**EXERCISE GOAL**
Return the records word for word. Any pictures in them are not part of the copy.

Source code of charts:
******

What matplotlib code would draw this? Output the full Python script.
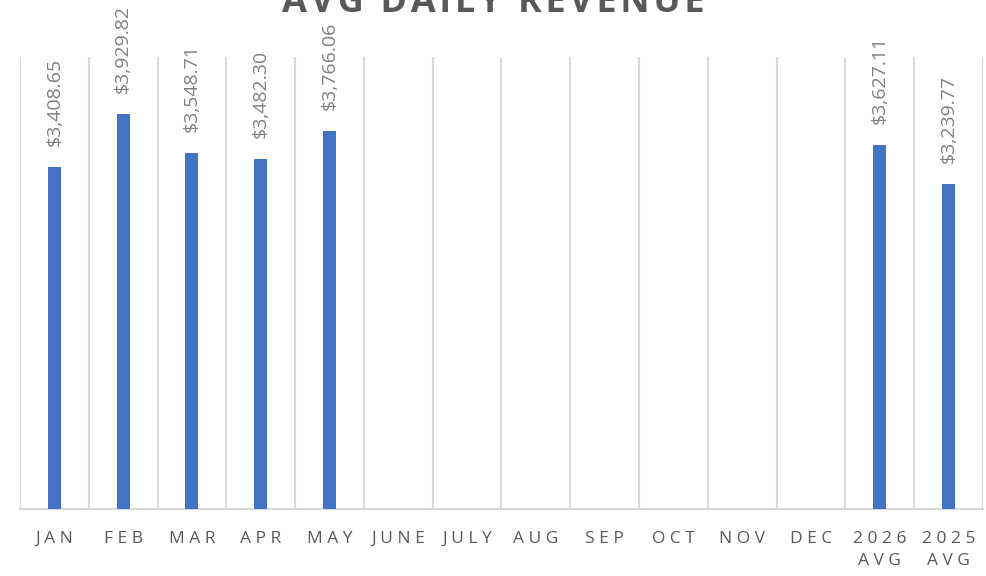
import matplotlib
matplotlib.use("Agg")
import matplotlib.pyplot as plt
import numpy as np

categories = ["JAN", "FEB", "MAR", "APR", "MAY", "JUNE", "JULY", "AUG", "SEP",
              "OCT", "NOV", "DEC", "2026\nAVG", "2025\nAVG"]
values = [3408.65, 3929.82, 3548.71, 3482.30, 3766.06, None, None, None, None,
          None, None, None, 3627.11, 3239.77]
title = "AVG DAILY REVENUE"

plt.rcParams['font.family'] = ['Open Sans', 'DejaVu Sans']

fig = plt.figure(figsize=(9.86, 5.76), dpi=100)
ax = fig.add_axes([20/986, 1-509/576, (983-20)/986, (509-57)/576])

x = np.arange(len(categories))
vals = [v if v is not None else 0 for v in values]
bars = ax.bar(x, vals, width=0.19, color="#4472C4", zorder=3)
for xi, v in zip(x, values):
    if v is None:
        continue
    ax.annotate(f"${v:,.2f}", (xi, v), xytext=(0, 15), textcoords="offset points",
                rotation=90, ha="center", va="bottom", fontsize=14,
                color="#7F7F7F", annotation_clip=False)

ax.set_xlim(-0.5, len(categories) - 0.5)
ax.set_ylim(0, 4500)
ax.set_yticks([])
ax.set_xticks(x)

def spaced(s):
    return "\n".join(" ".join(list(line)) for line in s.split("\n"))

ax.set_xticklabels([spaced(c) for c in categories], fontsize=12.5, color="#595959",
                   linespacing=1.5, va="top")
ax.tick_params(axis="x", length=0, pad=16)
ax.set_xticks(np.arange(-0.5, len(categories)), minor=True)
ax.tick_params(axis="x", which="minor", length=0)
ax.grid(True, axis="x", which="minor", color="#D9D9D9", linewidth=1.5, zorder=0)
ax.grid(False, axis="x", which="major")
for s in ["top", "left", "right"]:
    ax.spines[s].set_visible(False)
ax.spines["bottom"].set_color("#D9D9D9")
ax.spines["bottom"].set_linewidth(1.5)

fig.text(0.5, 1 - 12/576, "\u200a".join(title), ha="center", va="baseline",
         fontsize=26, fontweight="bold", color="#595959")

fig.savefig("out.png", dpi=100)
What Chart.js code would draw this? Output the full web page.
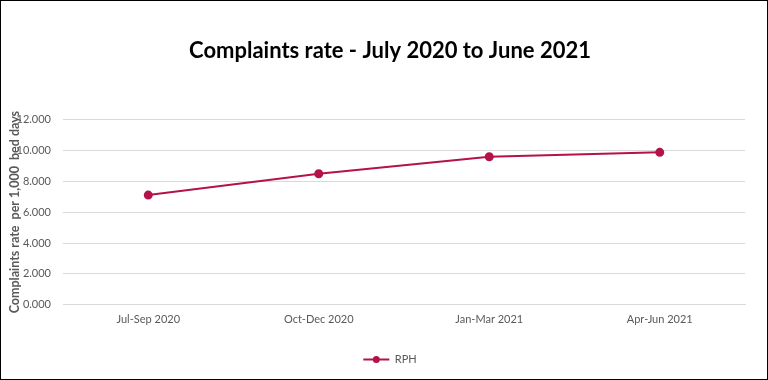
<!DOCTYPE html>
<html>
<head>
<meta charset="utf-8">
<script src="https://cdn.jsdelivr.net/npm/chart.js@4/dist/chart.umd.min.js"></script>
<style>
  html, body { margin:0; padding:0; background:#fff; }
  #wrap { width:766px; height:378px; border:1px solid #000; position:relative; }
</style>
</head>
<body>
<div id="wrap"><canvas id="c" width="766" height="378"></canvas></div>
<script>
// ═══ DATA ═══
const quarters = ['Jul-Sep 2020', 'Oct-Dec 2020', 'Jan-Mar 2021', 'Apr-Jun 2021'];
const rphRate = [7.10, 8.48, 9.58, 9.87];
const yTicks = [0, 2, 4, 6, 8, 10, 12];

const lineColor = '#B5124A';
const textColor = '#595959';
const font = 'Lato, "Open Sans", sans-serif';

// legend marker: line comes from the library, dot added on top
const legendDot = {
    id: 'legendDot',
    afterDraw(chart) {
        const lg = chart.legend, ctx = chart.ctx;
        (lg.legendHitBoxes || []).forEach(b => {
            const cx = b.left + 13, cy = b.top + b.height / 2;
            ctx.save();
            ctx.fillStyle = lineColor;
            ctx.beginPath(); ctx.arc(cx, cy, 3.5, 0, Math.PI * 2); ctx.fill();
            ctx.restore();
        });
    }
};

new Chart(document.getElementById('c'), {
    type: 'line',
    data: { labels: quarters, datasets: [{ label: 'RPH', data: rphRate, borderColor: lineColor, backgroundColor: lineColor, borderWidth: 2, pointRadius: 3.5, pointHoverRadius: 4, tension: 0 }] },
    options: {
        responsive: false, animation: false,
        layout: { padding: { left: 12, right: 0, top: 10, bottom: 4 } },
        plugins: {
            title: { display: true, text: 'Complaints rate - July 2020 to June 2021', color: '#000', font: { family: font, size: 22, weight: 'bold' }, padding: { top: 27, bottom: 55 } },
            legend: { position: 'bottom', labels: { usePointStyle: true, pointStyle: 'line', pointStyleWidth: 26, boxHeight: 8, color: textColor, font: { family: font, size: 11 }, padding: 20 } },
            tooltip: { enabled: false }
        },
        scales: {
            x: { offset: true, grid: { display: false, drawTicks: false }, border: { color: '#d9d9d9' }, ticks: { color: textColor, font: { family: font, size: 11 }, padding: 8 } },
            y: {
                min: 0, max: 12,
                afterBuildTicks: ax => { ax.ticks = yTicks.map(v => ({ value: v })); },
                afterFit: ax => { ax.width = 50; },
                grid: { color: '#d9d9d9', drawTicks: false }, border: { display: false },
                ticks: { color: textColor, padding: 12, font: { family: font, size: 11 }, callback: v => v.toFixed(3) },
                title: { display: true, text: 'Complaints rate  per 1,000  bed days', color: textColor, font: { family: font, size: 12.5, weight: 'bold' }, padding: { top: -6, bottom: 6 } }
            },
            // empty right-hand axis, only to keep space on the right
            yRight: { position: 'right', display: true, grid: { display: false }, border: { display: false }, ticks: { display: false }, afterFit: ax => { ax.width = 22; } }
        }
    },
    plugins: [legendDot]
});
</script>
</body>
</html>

******

**RESULT OF THIS TASK**
What matplotlib code would draw this? Output the full Python script.
import matplotlib
matplotlib.use("Agg")
import matplotlib.pyplot as plt
import numpy as np

categories = ["JAN", "FEB", "MAR", "APR", "MAY", "JUNE", "JULY", "AUG", "SEP",
              "OCT", "NOV", "DEC", "2026\nAVG", "2025\nAVG"]
values = [3408.65, 3929.82, 3548.71, 3482.30, 3766.06, None, None, None, None,
          None, None, None, 3627.11, 3239.77]
title = "AVG DAILY REVENUE"

plt.rcParams['font.family'] = ['Open Sans', 'DejaVu Sans']

fig = plt.figure(figsize=(9.86, 5.76), dpi=100)
ax = fig.add_axes([20/986, 1-509/576, (983-20)/986, (509-57)/576])

x = np.arange(len(categories))
vals = [v if v is not None else 0 for v in values]
bars = ax.bar(x, vals, width=0.19, color="#4472C4", zorder=3)
for xi, v in zip(x, values):
    if v is None:
        continue
    ax.annotate(f"${v:,.2f}", (xi, v), xytext=(0, 15), textcoords="offset points",
                rotation=90, ha="center", va="bottom", fontsize=14,
                color="#7F7F7F", annotation_clip=False)

ax.set_xlim(-0.5, len(categories) - 0.5)
ax.set_ylim(0, 4500)
ax.set_yticks([])
ax.set_xticks(x)

def spaced(s):
    return "\n".join(" ".join(list(line)) for line in s.split("\n"))

ax.set_xticklabels([spaced(c) for c in categories], fontsize=12.5, color="#595959",
                   linespacing=1.5, va="top")
ax.tick_params(axis="x", length=0, pad=16)
ax.set_xticks(np.arange(-0.5, len(categories)), minor=True)
ax.tick_params(axis="x", which="minor", length=0)
ax.grid(True, axis="x", which="minor", color="#D9D9D9", linewidth=1.5, zorder=0)
ax.grid(False, axis="x", which="major")
for s in ["top", "left", "right"]:
    ax.spines[s].set_visible(False)
ax.spines["bottom"].set_color("#D9D9D9")
ax.spines["bottom"].set_linewidth(1.5)

fig.text(0.5, 1 - 12/576, "\u200a".join(title), ha="center", va="baseline",
         fontsize=26, fontweight="bold", color="#595959")

fig.savefig("out.png", dpi=100)
What Chart.js code would draw this? Output the full web page.
<!DOCTYPE html>
<html>
<head>
<meta charset="utf-8">
<script src="https://cdn.jsdelivr.net/npm/chart.js@4/dist/chart.umd.min.js"></script>
<style>
  html, body { margin:0; padding:0; background:#fff; }
  #wrap { width:766px; height:378px; border:1px solid #000; position:relative; }
</style>
</head>
<body>
<div id="wrap"><canvas id="c" width="766" height="378"></canvas></div>
<script>
// ═══ DATA ═══
const quarters = ['Jul-Sep 2020', 'Oct-Dec 2020', 'Jan-Mar 2021', 'Apr-Jun 2021'];
const rphRate = [7.10, 8.48, 9.58, 9.87];
const yTicks = [0, 2, 4, 6, 8, 10, 12];

const lineColor = '#B5124A';
const textColor = '#595959';
const font = 'Lato, "Open Sans", sans-serif';

// legend marker: line comes from the library, dot added on top
const legendDot = {
    id: 'legendDot',
    afterDraw(chart) {
        const lg = chart.legend, ctx = chart.ctx;
        (lg.legendHitBoxes || []).forEach(b => {
            const cx = b.left + 13, cy = b.top + b.height / 2;
            ctx.save();
            ctx.fillStyle = lineColor;
            ctx.beginPath(); ctx.arc(cx, cy, 3.5, 0, Math.PI * 2); ctx.fill();
            ctx.restore();
        });
    }
};

new Chart(document.getElementById('c'), {
    type: 'line',
    data: { labels: quarters, datasets: [{ label: 'RPH', data: rphRate, borderColor: lineColor, backgroundColor: lineColor, borderWidth: 2, pointRadius: 3.5, pointHoverRadius: 4, tension: 0 }] },
    options: {
        responsive: false, animation: false,
        layout: { padding: { left: 12, right: 0, top: 10, bottom: 4 } },
        plugins: {
            title: { display: true, text: 'Complaints rate - July 2020 to June 2021', color: '#000', font: { family: font, size: 22, weight: 'bold' }, padding: { top: 27, bottom: 55 } },
            legend: { position: 'bottom', labels: { usePointStyle: true, pointStyle: 'line', pointStyleWidth: 26, boxHeight: 8, color: textColor, font: { family: font, size: 11 }, padding: 20 } },
            tooltip: { enabled: false }
        },
        scales: {
            x: { offset: true, grid: { display: false, drawTicks: false }, border: { color: '#d9d9d9' }, ticks: { color: textColor, font: { family: font, size: 11 }, padding: 8 } },
            y: {
                min: 0, max: 12,
                afterBuildTicks: ax => { ax.ticks = yTicks.map(v => ({ value: v })); },
                afterFit: ax => { ax.width = 50; },
                grid: { color: '#d9d9d9', drawTicks: false }, border: { display: false },
                ticks: { color: textColor, padding: 12, font: { family: font, size: 11 }, callback: v => v.toFixed(3) },
                title: { display: true, text: 'Complaints rate  per 1,000  bed days', color: textColor, font: { family: font, size: 12.5, weight: 'bold' }, padding: { top: -6, bottom: 6 } }
            },
            // empty right-hand axis, only to keep space on the right
            yRight: { position: 'right', display: true, grid: { display: false }, border: { display: false }, ticks: { display: false }, afterFit: ax => { ax.width = 22; } }
        }
    },
    plugins: [legendDot]
});
</script>
</body>
</html>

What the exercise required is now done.